While our study is the first to demonstrate that
static sounds can impact visual motion sensitivity, there are several previous studies that have provided evidence that
moving sounds can impact visual motion sensitivity (for a review see Soto-Faraco, Kingstone, & Spence,
2003). Although initial studies suggested auditory motion and visual motion interactions were restricted to the decisional level (Alais & Burr,
2004a; Meyer & Wuerger,
2001), recent findings have found that auditory motion can affect visual motion at the perceptual level (Kim, Peters, & Shams,
2011) and can alter sensitivity to visual motion (Alink et al.,
2012; Meyer, Wuerger, Röhrbein, & Zetzsche,
2005; Sanabria, Spence, & Soto-Faraco,
2007).

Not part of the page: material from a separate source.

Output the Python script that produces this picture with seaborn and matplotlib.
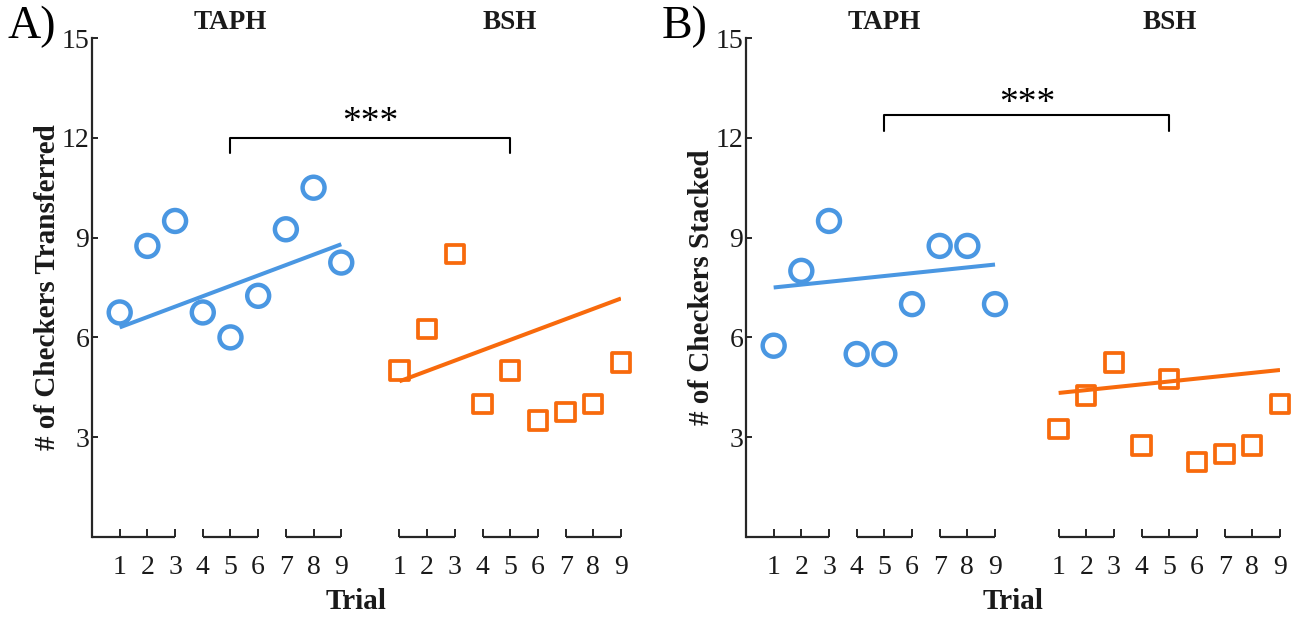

Moreover, it has been recently shown that auditory motion can even induce a perception of visual motion from stationary visual flashes (Hidaka et al.,
2009, Hidaka et al.,
2011, Teramoto et al.,
2010). The auditory stimuli in these previous crossmodal studies provided explicit direction of motion information. Conversely, in our study, auditory stimuli only provided
timing information and thus the impact on directional discrimination was necessarily a consequence of a more primary impact on temporal processing within the visual system. Moreover, unlike our design, the stimuli used in these previous experiments did not rule out a contribution from a high-level position tracking mechanisms (see below) and hence the observed effects may have been mediated within higher-order cortical areas.